Group Landmark
- Type: Public
- Traded as: NSE: LANDMARK BSE: 543714
- Industry: Automotive
- Founded: 1998
- Founder: Sanjay Thakker
- Headquarters: Ahmedabad, Gujarat, India
- Number of locations: 100+ automotive outlets
- Area served: India
- Key people: Sanjay Thakker (Chairman and Executive Director)
- Brands: Mercedes-Benz, Honda, Jeep, Volkswagen, Renault, BYD Auto, MG Motor India, Kia India
- Revenue: ₹4,025 crore (FY2025)
- Number of employees: 5,000 (2025)
- Divisions: Landmark Cars Limited
- Website: www.grouplandmark.in

= Group Landmark =

Indian automotive retail company

Group Landmark is an automotive retail company headquartered in Ahmedabad, Gujarat.
The company operates dealerships for multiple automobile brands across India. In 2024, it was featured in Fortune Indias Next 500 India ranking.

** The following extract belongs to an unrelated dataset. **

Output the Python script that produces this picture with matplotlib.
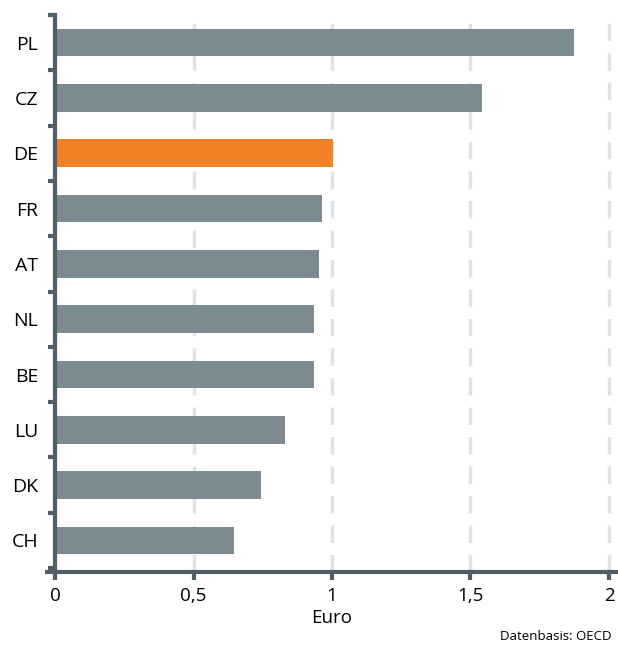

As of 2026, Group Landmark operates more than 100 automotive facilities across India.

== History ==
Group Landmark was founded in 1998 by Sanjay Thakker, who opened the first Honda dealership in Ahmedabad. Over the following two decades it expanded across additional vehicle brands and cities. The current listed entity Landmark Cars Limited was incorporated in 2006.

In December 2022 the company completed its initial public offering of approximately ₹150 crore and an offer for sale of approximately ₹402 crore aggregating to about ₹552 crore. The company's shares were listed on the National Stock Exchange and the Bombay Stock Exchange on 23 December 2022.